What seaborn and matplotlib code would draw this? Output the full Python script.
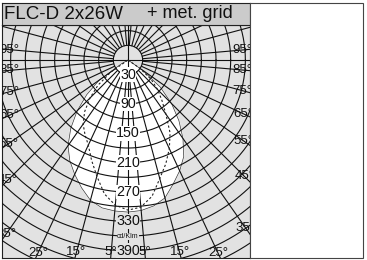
import numpy as np
import pandas as pd
import seaborn as sns
import matplotlib.pyplot as plt
from matplotlib.patches import Rectangle

# intensity in cd/klm, gamma measured from nadir
gamma = [0, 5, 10, 15, 20, 25, 30, 35, 40, 45, 50, 55, 60, 65]
solid_right = [311, 309, 303, 292, 270, 250, 228, 196, 162, 126, 86, 36, 0, 0]
solid_left = [311, 310, 307, 297, 278, 258, 238, 214, 182, 147, 110, 72, 16, 0]
dashed_right = [307, 302, 283, 251, 226, 200, 172, 135, 108, 86, 62, 30, 0, 0]
dashed_left = [307, 298, 278, 246, 218, 192, 176, 160, 138, 110, 80, 42, 0, 0]

ring_labels = [30, 90, 150, 210, 270, 330, 390]
angle_labels = [5, 15, 25, 35, 45, 55, 65, 75, 85, 95]
title_left = 'FLC-D 2x26W'
title_right = '+ met. grid'

W, H = 367, 260
PX = 0.489  # pixels per cd/klm
GRAY = '#e2e2e2'

sns.set_style('white')
plt.rcParams['font.family'] = ['Liberation Sans', 'DejaVu Sans']


def to_xy(g, r, side):
    g = np.radians(np.asarray(g, float))
    r = np.asarray(r, float)
    return side * r * np.sin(g), -r * np.cos(g)


fig = plt.figure(figsize=(W / 100, H / 100), dpi=100)
fig.patch.set_facecolor('white')

ax = fig.add_axes([2 / W, 2 / H, 248 / W, 233 / H])
x0, x1 = -126 / PX, 122 / PX
y0, y1 = -198 / PX, 35 / PX
ax.set_xlim(x0, x1)
ax.set_ylim(y0, y1)
ax.set_facecolor(GRAY)
ax.set_xticks([])
ax.set_yticks([])
for s in ax.spines.values():
    s.set_color('#222222')
    s.set_linewidth(0.8)

# white filled curve (C0 / C180)
xr, yr = to_xy(gamma, solid_right, 1)
xl, yl = to_xy(gamma, solid_left, -1)
px = np.concatenate([xr[::-1], xl])
py = np.concatenate([yr[::-1], yl])
ax.fill(px, py, color='white', zorder=1)
ax.plot(px, py, color='#333333', lw=0.5, zorder=2)

# grid: rings and rays
t = np.linspace(0, 2 * np.pi, 400)
for r in range(30, 600, 30):
    ax.plot(r * np.cos(t), r * np.sin(t), color='#111111', lw=0.8, zorder=3)
for a in range(5, 180, 10):
    for side in (-1, 1):
        xs, ys = to_xy([a, a], [30, 800], side)
        ax.plot(xs, ys, color='#111111', lw=0.8, zorder=3)
ax.axhline(0, color='#111111', lw=0.8, zorder=3)
ax.axvline(0, color='#111111', lw=0.8, zorder=3)

# dashed curve (C90 / C270)
dxr, dyr = to_xy(gamma, dashed_right, 1)
dxl, dyl = to_xy(gamma, dashed_left, -1)
dash = pd.DataFrame({'x': np.concatenate([dxr[::-1], dxl]),
                     'y': np.concatenate([dyr[::-1], dyl])})
sns.lineplot(data=dash, x='x', y='y', sort=False, estimator=None, ax=ax,
             color='#222222', lw=0.8, linestyle=(0, (2, 2)), zorder=4)
ax.set_xlabel('')
ax.set_ylabel('')

# radial value labels
for v in ring_labels:
    bg = 'white' if v < 311 else GRAY
    ax.text(0, -v, str(v), ha='center', va='center', fontsize=10.3,
            color='#111111', zorder=5,
            bbox=dict(facecolor=bg, edgecolor='none', pad=0.2))
ax.text(0, -361, 'cd/Klm', ha='center', va='center', fontsize=5,
        color='#111111', zorder=5,
        bbox=dict(facecolor=GRAY, edgecolor='none', pad=0.2))

# angle labels near the frame
for a in angle_labels:
    for side in (-1, 1):
        g = np.radians(a)
        dx, dy = side * np.sin(g), -np.cos(g)
        tx = (x1 if side > 0 else -x0) / abs(dx)
        ty = (-y0 / abs(dy)) if dy < 0 else (y1 / abs(dy) if dy > 0 else np.inf)
        inset = 16 if tx < ty else 12
        tt = min(tx, ty) - inset
        ax.text(tt * dx, tt * dy, f'{a}°', ha='center', va='center',
                fontsize=9.5, color='#111111', zorder=5, clip_on=True)

# title bar
ax_t = fig.add_axes([2 / W, 235 / H, 248 / W, 22 / H])
ax_t.set_facecolor('#cbcbcb')
ax_t.set_xticks([])
ax_t.set_yticks([])
for s in ax_t.spines.values():
    s.set_color('#222222')
    s.set_linewidth(0.8)
ax_t.text(2 / 248, 0.47, title_left, transform=ax_t.transAxes, ha='left',
          va='center', fontsize=13.5, color='#111111')
ax_t.text(145 / 248, 0.52, title_right, transform=ax_t.transAxes, ha='left',
          va='center', fontsize=13, color='#111111')

# empty right panel
fig.patches.append(Rectangle((250 / W, 2 / H), 113 / W, 255 / H,
                             transform=fig.transFigure, facecolor='white',
                             edgecolor='#444444', lw=0.8))

fig.savefig('out.png', dpi=100)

= = = = =

◆ AIM OF THE TASK
Find each line that has the word "seaborn", then copy it out.

◆ SOLUTION BELOW
What seaborn and matplotlib code would draw this? Output the full Python script.
import seaborn as sns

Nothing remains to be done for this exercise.